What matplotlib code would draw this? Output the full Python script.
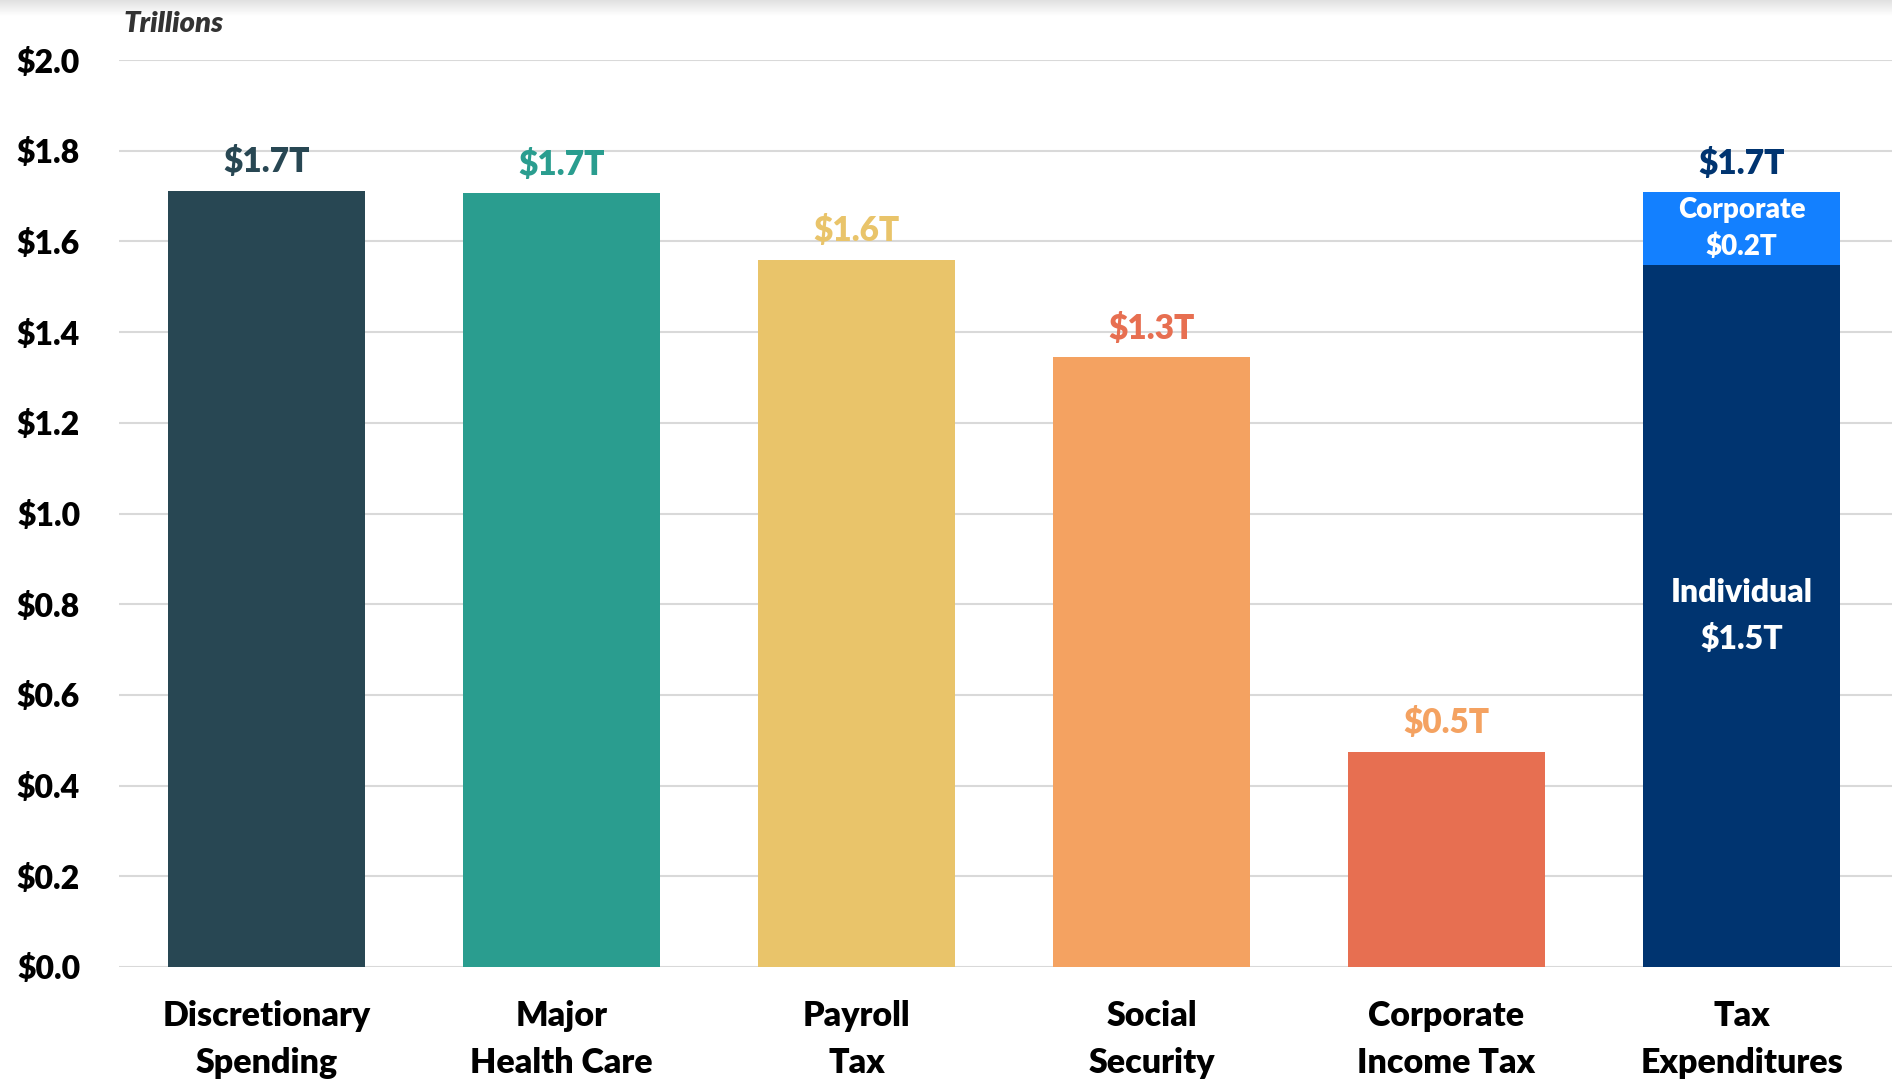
import matplotlib
matplotlib.use("Agg")
import matplotlib.pyplot as plt
import numpy as np

categories = ["Discretionary\nSpending", "Major\nHealth Care", "Payroll\nTax",
              "Social\nSecurity", "Corporate\nIncome Tax", "Tax\nExpenditures"]
values = [1.712, 1.707, 1.560, 1.345, 0.475, None]
value_labels = ["$1.7T", "$1.7T", "$1.6T", "$1.3T", "$0.5T", "$1.7T"]
bar_colors = ["#284753", "#2A9D8F", "#E9C46A", "#F4A261", "#E76F51"]
label_colors = ["#284753", "#2A9D8F", "#E9C46A", "#E76F51", "#F4A261", "#003470"]
tax_individual = 1.548
tax_corporate = 0.161
ytick_vals = [0.0, 0.2, 0.4, 0.6, 0.8, 1.0, 1.2, 1.4, 1.6, 1.8, 2.0]
ytick_labels = ["$%.1f" % v for v in ytick_vals]

plt.rcParams['font.family'] = ['Lato', 'DejaVu Sans']
WT = 'heavy'

fig = plt.figure(figsize=(18.92, 10.88), dpi=100)
ax = fig.add_axes([119/1892, 1-967/1088, 1-119/1892, (967-60)/1088])

# top shadow band
sh = fig.add_axes([0, 1-16/1088, 1, 16/1088])
grad = np.linspace(0.88, 1.0, 50).reshape(-1, 1)
sh.imshow(np.repeat(grad, 2, axis=1), cmap='gray', vmin=0, vmax=1, aspect='auto',
          extent=[0, 1, 0, 1])
sh.axis('off')

x = np.arange(len(categories))
w = 0.668
for i in range(5):
    ax.bar(x[i], values[i], width=w, color=bar_colors[i], zorder=3)
ax.bar(x[5], tax_individual, width=w, color="#003470", zorder=3)
ax.bar(x[5], tax_corporate, bottom=tax_individual, width=w, color="#1380FF", zorder=3)

tops = values[:5] + [tax_individual + tax_corporate]
for i in range(6):
    ax.text(x[i], tops[i] + 0.027, value_labels[i], ha='center', va='bottom',
            fontsize=24, fontweight=WT, color=label_colors[i], zorder=4)

ax.text(x[5], tax_individual + tax_corporate/2, "Corporate\n$0.2T", ha='center', va='center',
        fontsize=20, fontweight=WT, color='white', linespacing=1.45, zorder=4)
ax.text(x[5], tax_individual/2, "Individual\n$1.5T", ha='center', va='center',
        fontsize=23, fontweight=WT, color='white', linespacing=1.65, zorder=4)

ax.set_ylim(0, 2.0)
ax.set_xlim(-0.5, 5.51)
ax.set_yticks(ytick_vals)
ax.set_yticklabels(ytick_labels, fontsize=23, fontweight=WT)
ax.set_xticks(x)
ax.set_xticklabels(categories, fontsize=24.5, fontweight=WT, linespacing=1.55)
ax.tick_params(axis='y', length=0, pad=28)
ax.tick_params(axis='x', length=0, pad=24)
ax.yaxis.grid(True, color='#d9d9d9', linewidth=1.5, zorder=0)
ax.set_axisbelow(True)
for s in ax.spines.values():
    s.set_visible(False)

fig.text(123/1892, 1-24/1088, "Trillions", ha='left', va='center', fontsize=21,
         fontstyle='italic', fontweight=WT, color='#333333')

fig.savefig("out.png", dpi=100)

The request: The lines from the top of the data above through the one holding "import numpy as np" are to be repeated exactly, and only those, with no pictures.

Written response:
What matplotlib code would draw this? Output the full Python script.
import matplotlib
matplotlib.use("Agg")
import matplotlib.pyplot as plt
import numpy as np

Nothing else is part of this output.